Cretaceous Groundhog Day

Cretaceous Groundhog Day: Paleo-prognosticating!

February 2nd is Groundhog Day, a day when we listen anxiously to hear whether local rodent celebrities like Punxsutawney Phil or Wiarton Willie will see their shadows when they emerge from their burrows. If they spy their shadow, six more weeks of winter are on the way!

Here in northern Alberta, the point seems moot. We are guaranteed to have six more weeks of winter regardless of what the weather prognosticating rodents see. We just hope it’s not going to be sixteen more weeks of winter…

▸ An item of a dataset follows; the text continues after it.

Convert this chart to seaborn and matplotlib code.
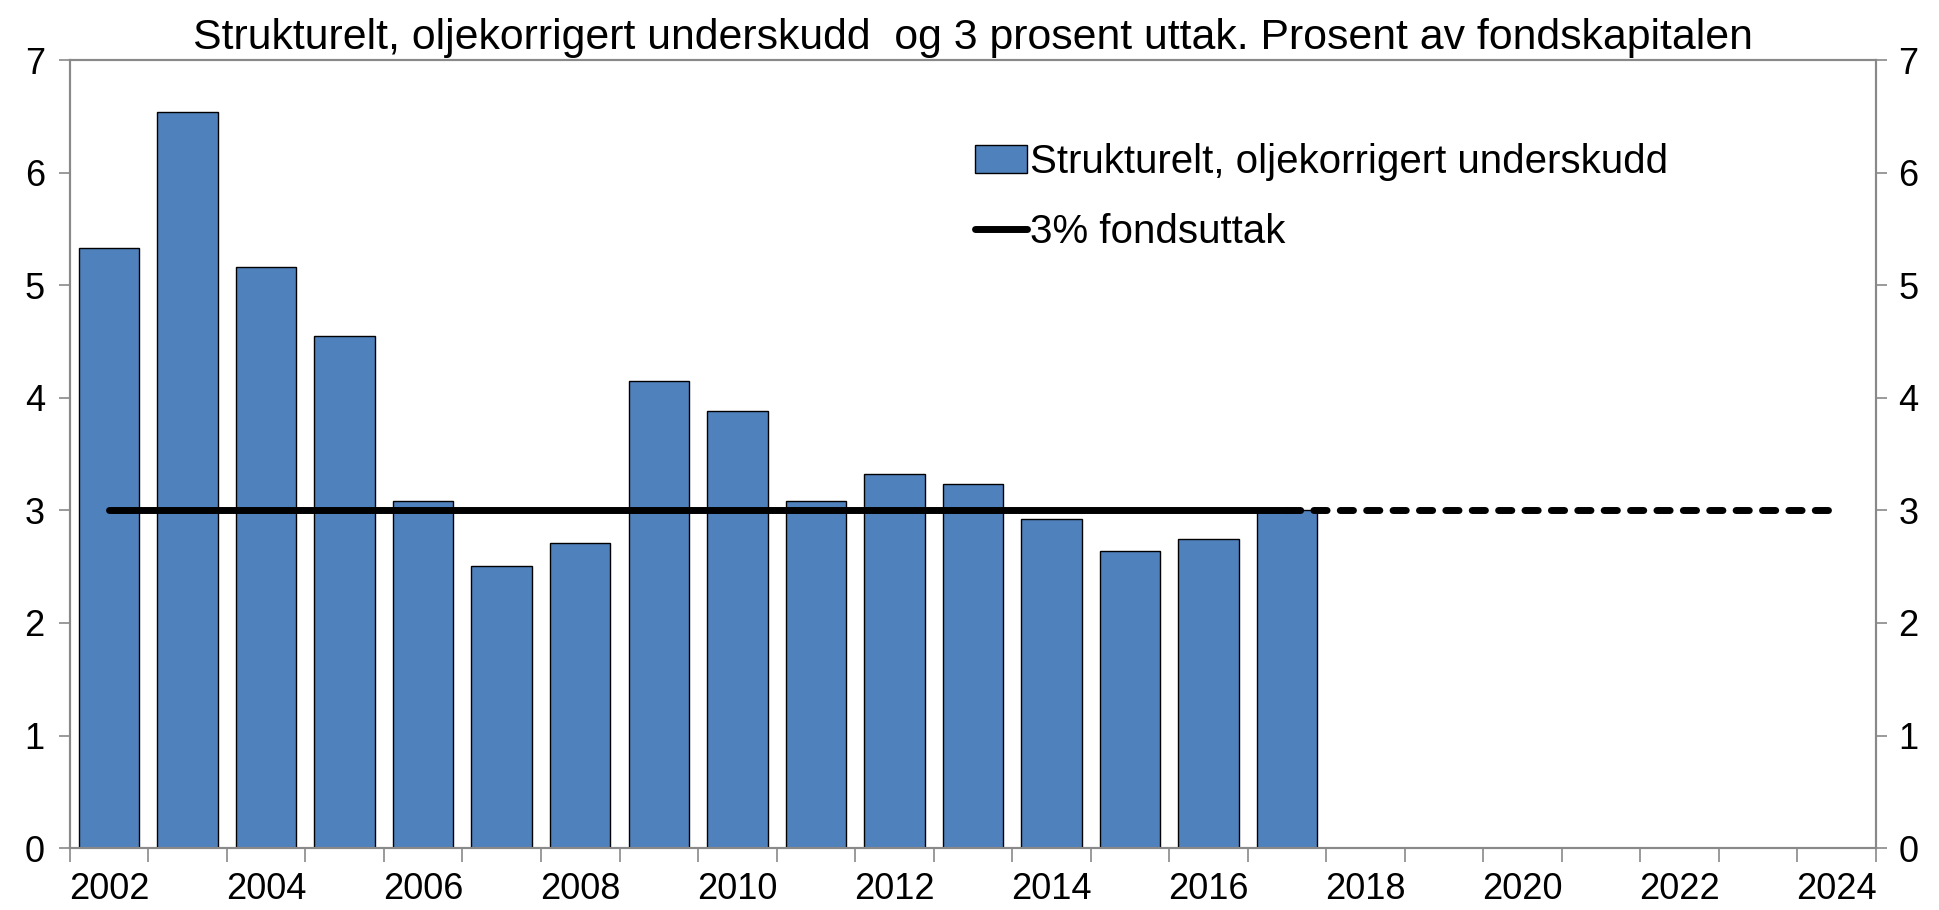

The fossil history of the groundhog Marmota monax (also commonly called a woodchuck or whistle pig) is not very well known. Fossilized burrows attributed to a groundhog-like animal have been found in rocks around 35 million years ago, but that’s about as good as it gets. During the Cretaceous period however, there was a groundhog-like animal that may not have been so good at foretelling the weather, but helped paleontologists understand the evolution of mammals.

In 2010, paleontologists working in Madagascar discovered the fossils of an extinct mammal resembling a modern groundhog. The animal, dubbed Vintana sertichi, would have weighed about nine kilograms (20 pounds), and been the size of a small dog. It lived right at the end of the Age of Dinosaurs, about 66 million years ago, and is the second-largest mammal ever found in Cretaceous rocks.

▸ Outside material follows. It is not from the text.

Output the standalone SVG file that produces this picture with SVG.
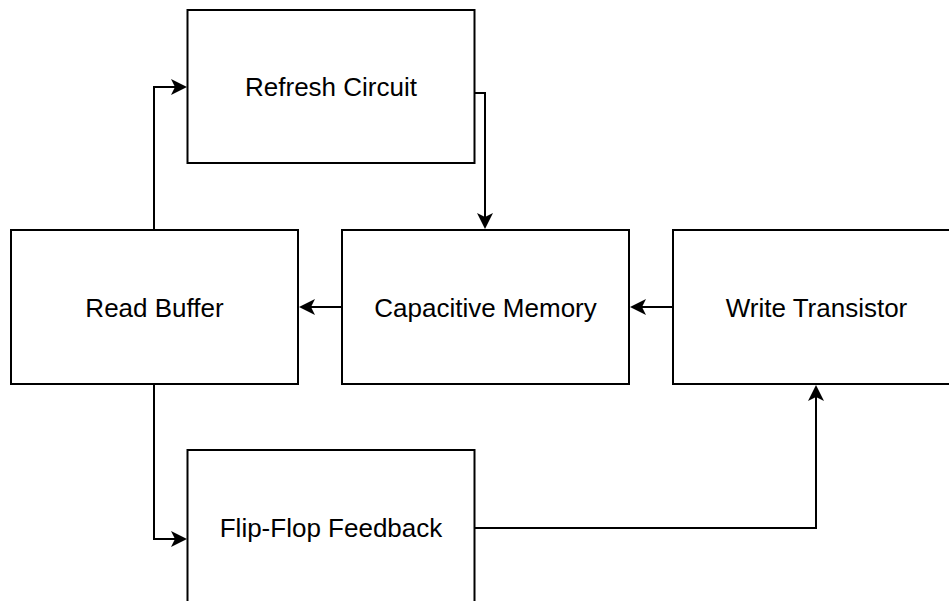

Despite its resemblance to a groundhog, Vintana sertichi belonged to an extinct group of mammals called gondwanatherians. It had a bizarre mix of primitive and advanced mammalian features.

“Throw together some anatomical features from ancient mammal-like reptiles, Pleistocene ground sloths, an extant rodent and maybe a few bits and pieces from the Muppets on ‘Sesame Street’ and you might get something that resembles the cranium of Vintana,” said Stony Brook University palaeontologist David Krause, who led the study.

Paleontologists love ‘weird things’. They force us to challenge our assumptions about how the history of life unfolded. In the case of mammal evolution, Vintana sertichi is helping scientists to understand where modern mammals came from, and the features they may have had.

Will the groundhog see its shadow this year? Who knows? But perhaps groundhogs and their kind may one day help us to understand where we come from.